DEPOSIT INSURANCE (3)

Plan A to save Cyprus' finances and offshore banking business model was to spread the pain "thinly"; even depositors covered by the Euro100,000 guarantee would be hit for a one-off levy of 6.75%. As I said earlier, this was a terrible idea. If guaranteed deposits in Cypus could be hit unilaterally, then what about guaranteed deposits in other Euro-countries?
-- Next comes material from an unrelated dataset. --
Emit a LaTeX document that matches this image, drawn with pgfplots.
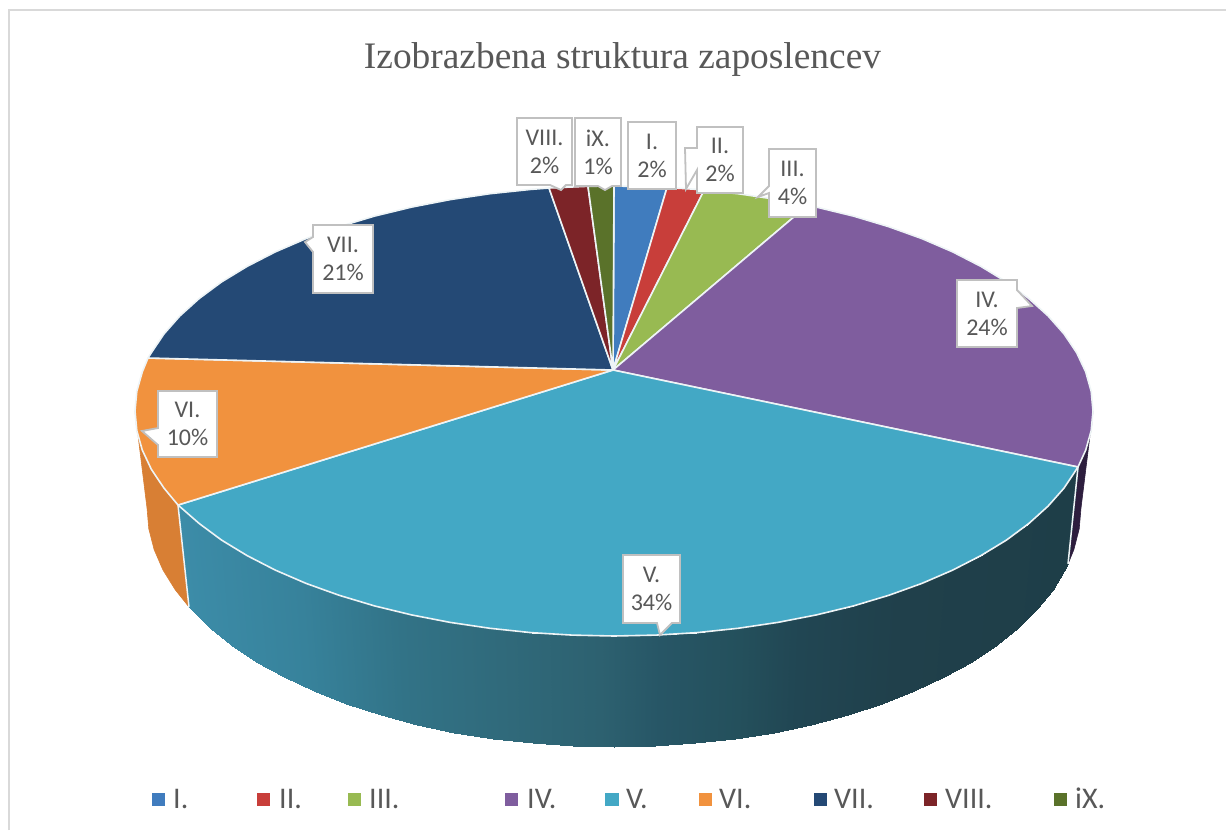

After protests by ordinary Cypriots and sagging markets, Plan A was ditched. Plan B, agreed last night between the Cypriot Government and their European colleagues, changes tack and spreads the pain "thickly". Small depositors will now be spared. The country's second biggest bank will be wound up, and the biggest restructured. Shareholders in them will be wiped out; bondholders (of which there are few) and big depositors will have to take a haircut. The exact size, 40%, 50% or more, will be decided within the next couple of days.

Plan B is a much better idea than Plan A. Guarantee now means what it should always have meant, just that. And the problem is tackled at source, namely that Cyprus' banks are essentially bust. Nevertheless, Plan B is not without problems. Not all of those big depositors are shady Russians, they include thrifty individuals and a lot of small businesses. Cutting off the offshore banking business at its knees will depress the Cypriot economy until an alternative is found, and that will take years rather than days. It will be sickly for a long time to come.

The Dutch head of the Euro finance ministers group said that Plan B could have been on offer last week, if only the political will had been there; which it wasn't. This shows starkly just how perniciously intertwined politics and finance have become. The days when a bank was just a place where you deposited money and wrote cheques are a thing of history.